Is it worth your money?
However, at $599, it does feel as if you’re getting a decent little value, not just because it does a decent job of cleaning and hurtling itself down stairs for comical value, but also because it can deal with pet hair, thanks in part to a larger cleaning tank and a special comb for pet hair.
That’s useful for sure, handy for the beaglier in our home which creates more mess than anyone ever expected, and means the home can remain pet hair free largely without thinking.
Even the battery life is solid, with the Deebot U2 Pro able to work without you really needing to pay attention to it… until it throws itself off something.
If you survive a good two and a bit hours without any calamities, the Deebot will roll its way back to the charging station with ease. If you don’t, you’ll hear a large crash, followed by you shouting out at what that vacuum cleaner has done now. It’s a member of your family, so it’s totally fine.

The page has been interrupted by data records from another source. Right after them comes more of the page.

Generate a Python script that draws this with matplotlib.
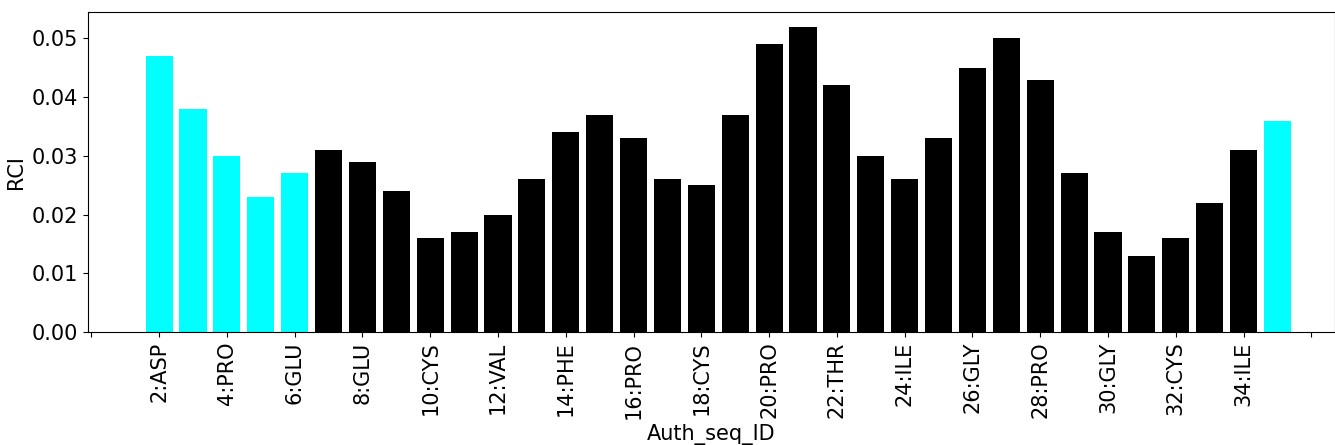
import numpy as np
import matplotlib
matplotlib.use("Agg")
import matplotlib.pyplot as plt

# ─── Data ─────────────────────────────────────────────────────────────────────
residues = list(range(2, 36))
rci = [0.047, 0.038, 0.030, 0.023, 0.027, 0.031, 0.029, 0.024, 0.016, 0.017,
       0.020, 0.026, 0.034, 0.037, 0.033, 0.026, 0.025, 0.037, 0.049, 0.052,
       0.042, 0.030, 0.026, 0.033, 0.045, 0.050, 0.043, 0.027, 0.017, 0.013,
       0.016, 0.022, 0.031, 0.036]
flagged = [2, 3, 4, 5, 6, 35]   # drawn in cyan

tick_pos = list(range(0, 37, 2))
tick_labels = ["", "2:ASP", "4:PRO", "6:GLU", "8:GLU", "10:CYS", "12:VAL",
               "14:PHE", "16:PRO", "18:CYS", "20:PRO", "22:THR", "24:ILE",
               "26:GLY", "28:PRO", "30:GLY", "32:CYS", "34:ILE", ""]

FONT_SIZE = 15

# ─── Figure ───────────────────────────────────────────────────────────────────
fig = plt.figure(figsize=(13.35, 4.45), dpi=100)
ax = fig.add_axes([88 / 1335, 1 - 332 / 445, (1335 - 88) / 1335, (332 - 12) / 445])

colors = ["cyan" if r in flagged else "black" for r in residues]
ax.bar(residues, rci, width=0.8, color=colors)

ax.set_xticks(tick_pos)
ax.set_xticklabels(tick_labels, rotation=90, fontsize=FONT_SIZE)
ax.set_xlim(-0.1, 36.7)
ax.set_ylim(0, 0.0545)
ax.set_yticks(np.arange(0, 0.051, 0.01))
ax.set_yticklabels([f"{v:.2f}" for v in np.arange(0, 0.051, 0.01)])
ax.tick_params(axis="y", labelsize=FONT_SIZE)
ax.set_xlabel("Auth_seq_ID", fontsize=FONT_SIZE)
ax.set_ylabel("RCI", fontsize=FONT_SIZE)

fig.savefig("out.png", dpi=100)
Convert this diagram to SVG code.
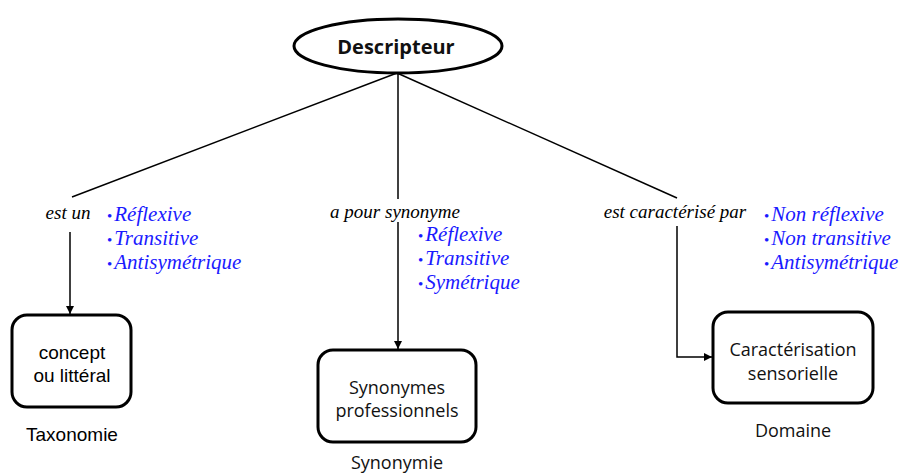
<svg xmlns="http://www.w3.org/2000/svg" width="901" height="475" viewBox="0 0 901 475">
<defs>
<marker id="arr" viewBox="0 0 10 10" refX="10" refY="5" markerWidth="8" markerHeight="8" markerUnits="userSpaceOnUse" orient="auto">
<path d="M0,0 L10,5 L0,10 Z" fill="#000"/>
</marker>
<style>
.ln{stroke:#000;stroke-width:1.5;fill:none}
.box{fill:#fff;stroke:#000;stroke-width:3}
.lbl{font-family:"Liberation Serif",serif;font-style:italic;font-size:19px;fill:#000}
.prop{font-family:"Liberation Serif",serif;font-style:italic;font-size:21px;fill:#1a1aff}
.bul{font-style:normal;font-size:15px}
.nt{font-family:"Liberation Sans",Arial,sans-serif;font-size:19px;fill:#000;text-anchor:middle}
.nc{font-family:"Open Sans","Liberation Sans",sans-serif;font-size:18px;fill:#111;text-anchor:middle}
</style>
</defs>
<rect width="901" height="475" fill="#fff"/>
<g id="connectors">
<path class="ln" d="M397,73 L72,197"/>
<path class="ln" d="M397,73 L677,198"/>
<path class="ln" d="M398,74 L398,199"/>
<path class="ln" d="M70,232 L70,314" marker-end="url(#arr)"/>
<path class="ln" d="M398,222 L398,349" marker-end="url(#arr)"/>
<path class="ln" d="M677,226 L677,357 L712,357" marker-end="url(#arr)"/>
<text class="lbl" x="68" y="219" text-anchor="middle">est un</text>
<text class="lbl" x="395" y="218" text-anchor="middle">a pour synonyme</text>
<text class="lbl" x="675" y="218" text-anchor="middle">est caractérisé par</text>
<text class="prop" x="107"><tspan x="107" y="221"><tspan class="bul">•</tspan><tspan dx="2">Réflexive</tspan></tspan><tspan x="107" y="245"><tspan class="bul">•</tspan><tspan dx="2">Transitive</tspan></tspan><tspan x="107" y="269"><tspan class="bul">•</tspan><tspan dx="2">Antisymétrique</tspan></tspan></text>
<text class="prop" x="418"><tspan x="418" y="241"><tspan class="bul">•</tspan><tspan dx="2">Réflexive</tspan></tspan><tspan x="418" y="265"><tspan class="bul">•</tspan><tspan dx="2">Transitive</tspan></tspan><tspan x="418" y="289"><tspan class="bul">•</tspan><tspan dx="2">Symétrique</tspan></tspan></text>
<text class="prop" x="764"><tspan x="764" y="221"><tspan class="bul">•</tspan><tspan dx="2">Non réflexive</tspan></tspan><tspan x="764" y="245"><tspan class="bul">•</tspan><tspan dx="2">Non transitive</tspan></tspan><tspan x="764" y="269"><tspan class="bul">•</tspan><tspan dx="2">Antisymétrique</tspan></tspan></text>
</g>
<g id="descripteur">
<ellipse cx="398" cy="46" rx="104" ry="27" fill="#fff" stroke="#000" stroke-width="3"/>
<text x="396" y="54" text-anchor="middle" font-family="'Open Sans','Liberation Sans',sans-serif" font-weight="bold" font-size="20" fill="#111">Descripteur</text>
</g>
<g id="concept">
<rect class="box" x="12" y="315" width="119" height="92" rx="15"/>
<text class="nt" x="72" y="359">concept</text>
<text class="nt" x="72" y="382">ou littéral</text>
<text class="nt" x="72" y="441" font-size="18">Taxonomie</text>
</g>
<g id="synonymes">
<rect class="box" x="318" y="350" width="158" height="92" rx="15"/>
<text class="nc" x="397" y="394">Synonymes</text>
<text class="nc" x="397" y="417">professionnels</text>
<text class="nc" x="397" y="469">Synonymie</text>
</g>
<g id="caracterisation">
<rect class="box" x="713" y="312" width="160" height="91" rx="15"/>
<text class="nc" x="793" y="356">Caractérisation</text>
<text class="nc" x="793" y="380">sensorielle</text>
<text class="nc" x="793" y="437">Domaine</text>
</g>
</svg>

You’re just shouting at it from afar.
Yay or nay?
We wish Cleanup had better sensors and marginally more intelligence so he’d stop trying to commit robotic suicide, but the whole thing became a little comedic in the end.
We’d power him up and our three year old would cheer: yay, the robotic family member was awake, and she could watch him, dance around him, watching him work and pick up lint and hair and dust and such. But then all too often, he’d make his way into a room and get stuck, often behind a toilet or under a TV, and then once you picked him up and hear “I am suspended” only to have you nod and agree, it wasn’t long until he eventually found his way outside for some reason unbeknownst to you, and tried to end his life by throwing himself off the side. It was all too consistent, as if the vacuum knew you had a connection with Douglas Adams’ Hitchhiker’s Guide To The Galaxy, and was channeling his inner paranoid Android, only with a marginally more sentient life ending approach. Surreal.
As such, you might call the Deebot U2 Pro dinner and a show of sorts: it’ll make a meal of the dust on your floors, but then also give you a show with a crashtacular ending.
For the price, we’d say it’s worth it, and kids seem to especially enjoy watching it all the same. But we’re very curious if the more expensive Ecovacs models handle obstacles just a bit better than this model, and that might make variants with a higher price that much more compelling, simply because it might mean you won’t have to hear a crash, a bang, and then a whimper, even if that last one comes from you.
We don’t think we could part with him, though. Thanks to our infant, he’s a member of the family now, even if he happens to be the clumsiest cousin ever.